+++ DATASET SECTION +++
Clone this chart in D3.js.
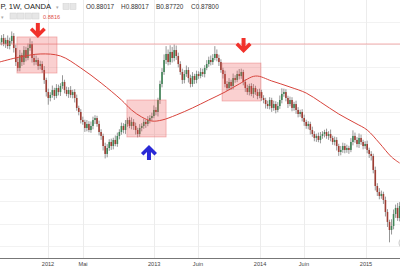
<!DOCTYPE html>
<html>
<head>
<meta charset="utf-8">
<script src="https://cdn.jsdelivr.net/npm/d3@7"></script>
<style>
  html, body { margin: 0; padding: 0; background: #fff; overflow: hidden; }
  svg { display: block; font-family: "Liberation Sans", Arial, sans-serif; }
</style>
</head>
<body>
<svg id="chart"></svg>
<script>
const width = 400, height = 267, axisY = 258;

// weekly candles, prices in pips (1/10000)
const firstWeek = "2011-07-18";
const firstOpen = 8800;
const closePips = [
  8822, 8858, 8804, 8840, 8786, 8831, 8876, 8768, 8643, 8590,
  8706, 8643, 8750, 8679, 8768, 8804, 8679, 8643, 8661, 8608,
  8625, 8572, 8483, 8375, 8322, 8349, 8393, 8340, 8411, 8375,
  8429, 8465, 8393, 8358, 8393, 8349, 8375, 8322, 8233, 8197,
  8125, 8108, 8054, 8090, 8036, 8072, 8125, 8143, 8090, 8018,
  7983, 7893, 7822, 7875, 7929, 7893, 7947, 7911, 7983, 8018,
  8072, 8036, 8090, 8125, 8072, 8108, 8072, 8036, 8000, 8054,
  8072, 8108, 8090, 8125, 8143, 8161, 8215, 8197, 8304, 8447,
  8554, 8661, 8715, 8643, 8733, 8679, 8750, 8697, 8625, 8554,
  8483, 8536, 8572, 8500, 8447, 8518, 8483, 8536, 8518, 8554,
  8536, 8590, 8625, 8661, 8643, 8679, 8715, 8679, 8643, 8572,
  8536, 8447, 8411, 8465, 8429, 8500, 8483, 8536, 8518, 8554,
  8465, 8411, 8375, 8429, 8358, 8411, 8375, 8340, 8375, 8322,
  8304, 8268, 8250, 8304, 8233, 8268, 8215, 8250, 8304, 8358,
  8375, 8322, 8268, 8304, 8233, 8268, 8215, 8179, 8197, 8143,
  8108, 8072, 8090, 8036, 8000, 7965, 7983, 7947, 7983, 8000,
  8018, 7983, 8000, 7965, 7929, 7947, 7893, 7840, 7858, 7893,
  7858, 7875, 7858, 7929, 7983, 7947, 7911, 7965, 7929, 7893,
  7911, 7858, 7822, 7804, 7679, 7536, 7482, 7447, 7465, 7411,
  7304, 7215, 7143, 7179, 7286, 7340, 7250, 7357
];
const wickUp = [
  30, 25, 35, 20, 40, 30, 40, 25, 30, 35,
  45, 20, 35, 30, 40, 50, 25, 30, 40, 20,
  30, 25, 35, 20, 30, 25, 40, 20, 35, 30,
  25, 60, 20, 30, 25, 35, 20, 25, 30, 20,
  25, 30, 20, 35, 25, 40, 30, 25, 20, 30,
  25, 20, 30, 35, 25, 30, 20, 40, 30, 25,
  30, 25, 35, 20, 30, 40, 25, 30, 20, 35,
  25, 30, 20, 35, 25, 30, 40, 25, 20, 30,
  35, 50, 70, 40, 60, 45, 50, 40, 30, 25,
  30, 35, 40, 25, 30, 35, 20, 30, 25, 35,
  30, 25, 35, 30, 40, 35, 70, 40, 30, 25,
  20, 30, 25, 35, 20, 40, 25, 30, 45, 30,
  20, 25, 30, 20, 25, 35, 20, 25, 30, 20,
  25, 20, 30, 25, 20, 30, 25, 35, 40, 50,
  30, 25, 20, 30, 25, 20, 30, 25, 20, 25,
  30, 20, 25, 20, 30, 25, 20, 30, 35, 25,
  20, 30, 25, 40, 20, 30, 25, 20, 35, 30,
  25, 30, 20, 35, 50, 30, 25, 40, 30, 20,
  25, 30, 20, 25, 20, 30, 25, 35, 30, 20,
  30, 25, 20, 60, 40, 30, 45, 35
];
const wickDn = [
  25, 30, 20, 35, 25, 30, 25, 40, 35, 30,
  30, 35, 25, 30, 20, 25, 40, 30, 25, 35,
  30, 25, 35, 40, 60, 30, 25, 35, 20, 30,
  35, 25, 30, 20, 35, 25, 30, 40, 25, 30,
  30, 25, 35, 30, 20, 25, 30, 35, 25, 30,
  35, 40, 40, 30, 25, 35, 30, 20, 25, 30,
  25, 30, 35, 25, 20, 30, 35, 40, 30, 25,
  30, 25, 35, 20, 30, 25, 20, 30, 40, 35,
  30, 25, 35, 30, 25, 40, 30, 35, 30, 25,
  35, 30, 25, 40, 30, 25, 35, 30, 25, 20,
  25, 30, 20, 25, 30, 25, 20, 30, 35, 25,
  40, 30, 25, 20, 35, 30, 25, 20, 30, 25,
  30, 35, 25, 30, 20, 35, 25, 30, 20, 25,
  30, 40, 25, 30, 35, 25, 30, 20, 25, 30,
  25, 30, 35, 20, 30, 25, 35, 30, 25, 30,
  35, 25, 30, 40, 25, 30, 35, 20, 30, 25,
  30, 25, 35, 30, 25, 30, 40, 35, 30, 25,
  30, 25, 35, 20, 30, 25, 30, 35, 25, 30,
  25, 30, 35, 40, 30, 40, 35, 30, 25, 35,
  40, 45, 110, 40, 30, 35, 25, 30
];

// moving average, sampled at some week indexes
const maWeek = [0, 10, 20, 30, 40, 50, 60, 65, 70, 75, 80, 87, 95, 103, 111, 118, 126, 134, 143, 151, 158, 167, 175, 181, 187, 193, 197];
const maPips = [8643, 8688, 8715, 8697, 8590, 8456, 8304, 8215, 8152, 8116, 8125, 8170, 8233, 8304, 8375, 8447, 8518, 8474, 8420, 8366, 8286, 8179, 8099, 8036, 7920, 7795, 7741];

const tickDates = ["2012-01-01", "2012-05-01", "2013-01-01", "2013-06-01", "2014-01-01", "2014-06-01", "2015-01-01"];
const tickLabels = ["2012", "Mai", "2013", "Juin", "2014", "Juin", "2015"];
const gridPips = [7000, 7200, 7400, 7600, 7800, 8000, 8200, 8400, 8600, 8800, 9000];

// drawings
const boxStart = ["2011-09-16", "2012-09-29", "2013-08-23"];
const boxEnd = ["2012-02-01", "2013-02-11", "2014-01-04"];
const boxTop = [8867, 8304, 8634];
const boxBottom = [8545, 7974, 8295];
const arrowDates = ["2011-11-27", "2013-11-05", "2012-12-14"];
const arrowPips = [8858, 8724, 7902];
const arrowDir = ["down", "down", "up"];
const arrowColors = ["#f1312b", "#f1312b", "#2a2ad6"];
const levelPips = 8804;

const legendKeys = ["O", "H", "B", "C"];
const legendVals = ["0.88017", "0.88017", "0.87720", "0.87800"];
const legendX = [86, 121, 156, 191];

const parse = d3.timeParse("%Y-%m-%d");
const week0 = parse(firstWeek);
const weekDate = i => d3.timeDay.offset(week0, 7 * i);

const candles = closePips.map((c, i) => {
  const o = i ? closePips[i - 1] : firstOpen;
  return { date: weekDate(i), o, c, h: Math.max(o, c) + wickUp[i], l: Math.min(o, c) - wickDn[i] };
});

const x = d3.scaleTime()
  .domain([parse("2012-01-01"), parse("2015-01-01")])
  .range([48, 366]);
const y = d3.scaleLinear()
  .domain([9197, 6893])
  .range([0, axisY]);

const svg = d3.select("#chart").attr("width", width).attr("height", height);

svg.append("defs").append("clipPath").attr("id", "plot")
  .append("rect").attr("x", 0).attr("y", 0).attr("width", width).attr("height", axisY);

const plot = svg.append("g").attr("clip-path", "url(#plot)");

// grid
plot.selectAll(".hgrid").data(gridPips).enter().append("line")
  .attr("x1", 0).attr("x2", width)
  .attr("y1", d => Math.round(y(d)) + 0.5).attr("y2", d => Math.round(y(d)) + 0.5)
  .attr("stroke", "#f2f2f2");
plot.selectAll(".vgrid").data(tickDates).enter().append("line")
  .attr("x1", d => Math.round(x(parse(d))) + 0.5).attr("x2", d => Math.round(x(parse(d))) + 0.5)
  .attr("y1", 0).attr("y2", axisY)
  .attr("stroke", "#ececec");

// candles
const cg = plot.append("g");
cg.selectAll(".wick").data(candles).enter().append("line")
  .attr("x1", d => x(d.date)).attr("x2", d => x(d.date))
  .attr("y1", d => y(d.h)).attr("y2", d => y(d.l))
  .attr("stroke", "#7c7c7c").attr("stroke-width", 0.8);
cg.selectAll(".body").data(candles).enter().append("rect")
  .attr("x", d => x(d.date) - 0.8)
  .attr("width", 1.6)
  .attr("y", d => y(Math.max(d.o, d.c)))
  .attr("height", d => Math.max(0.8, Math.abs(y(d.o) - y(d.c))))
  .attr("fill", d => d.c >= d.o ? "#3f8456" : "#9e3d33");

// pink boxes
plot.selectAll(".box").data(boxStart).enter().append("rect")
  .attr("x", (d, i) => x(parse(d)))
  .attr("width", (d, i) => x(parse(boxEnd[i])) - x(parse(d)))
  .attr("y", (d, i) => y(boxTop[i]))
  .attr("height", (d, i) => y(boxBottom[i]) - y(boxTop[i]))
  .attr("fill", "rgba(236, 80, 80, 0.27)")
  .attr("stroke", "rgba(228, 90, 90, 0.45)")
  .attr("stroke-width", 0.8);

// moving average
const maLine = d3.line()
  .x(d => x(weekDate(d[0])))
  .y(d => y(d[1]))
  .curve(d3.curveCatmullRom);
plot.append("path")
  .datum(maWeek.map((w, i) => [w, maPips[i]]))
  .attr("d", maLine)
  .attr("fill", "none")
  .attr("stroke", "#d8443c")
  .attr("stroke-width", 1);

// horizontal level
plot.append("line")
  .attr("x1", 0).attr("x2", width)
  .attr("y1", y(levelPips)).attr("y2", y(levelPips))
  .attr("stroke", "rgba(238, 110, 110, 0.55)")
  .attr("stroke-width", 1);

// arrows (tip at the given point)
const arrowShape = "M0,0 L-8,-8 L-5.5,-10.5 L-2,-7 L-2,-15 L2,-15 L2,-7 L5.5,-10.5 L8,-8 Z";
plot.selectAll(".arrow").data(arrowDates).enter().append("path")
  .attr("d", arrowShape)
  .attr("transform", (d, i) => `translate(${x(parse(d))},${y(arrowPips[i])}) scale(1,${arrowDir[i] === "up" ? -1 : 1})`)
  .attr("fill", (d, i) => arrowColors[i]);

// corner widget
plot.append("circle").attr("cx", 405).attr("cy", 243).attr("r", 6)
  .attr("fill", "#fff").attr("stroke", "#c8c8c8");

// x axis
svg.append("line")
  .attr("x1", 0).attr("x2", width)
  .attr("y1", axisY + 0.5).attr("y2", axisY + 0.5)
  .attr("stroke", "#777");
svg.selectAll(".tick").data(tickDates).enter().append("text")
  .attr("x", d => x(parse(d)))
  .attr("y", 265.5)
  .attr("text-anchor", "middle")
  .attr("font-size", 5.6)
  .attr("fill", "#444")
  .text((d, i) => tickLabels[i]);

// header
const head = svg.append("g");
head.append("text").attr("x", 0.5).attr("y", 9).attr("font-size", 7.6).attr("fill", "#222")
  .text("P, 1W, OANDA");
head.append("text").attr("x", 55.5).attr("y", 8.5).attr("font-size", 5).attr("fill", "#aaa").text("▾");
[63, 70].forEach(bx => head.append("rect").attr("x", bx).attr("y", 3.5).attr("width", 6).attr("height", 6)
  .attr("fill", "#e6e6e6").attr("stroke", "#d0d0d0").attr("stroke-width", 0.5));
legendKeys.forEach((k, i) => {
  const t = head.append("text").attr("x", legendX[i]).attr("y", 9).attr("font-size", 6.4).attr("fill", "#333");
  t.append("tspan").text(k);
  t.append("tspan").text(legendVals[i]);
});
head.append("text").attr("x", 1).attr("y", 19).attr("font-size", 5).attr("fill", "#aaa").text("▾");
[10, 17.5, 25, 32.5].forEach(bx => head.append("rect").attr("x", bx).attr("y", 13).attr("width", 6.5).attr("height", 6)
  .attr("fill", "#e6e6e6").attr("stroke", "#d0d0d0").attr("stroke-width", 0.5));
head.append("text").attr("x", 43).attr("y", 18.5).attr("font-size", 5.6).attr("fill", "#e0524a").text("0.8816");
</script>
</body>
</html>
+++
Restate the material word for word from its first line through the line containing "const width = 400, height = 267, axisY = 258;", both included; the pictures do not belong in it.

**RESULT OF THIS TASK**
Clone this chart in D3.js.
<!DOCTYPE html>
<html>
<head>
<meta charset="utf-8">
<script src="https://cdn.jsdelivr.net/npm/d3@7"></script>
<style>
  html, body { margin: 0; padding: 0; background: #fff; overflow: hidden; }
  svg { display: block; font-family: "Liberation Sans", Arial, sans-serif; }
</style>
</head>
<body>
<svg id="chart"></svg>
<script>
const width = 400, height = 267, axisY = 258;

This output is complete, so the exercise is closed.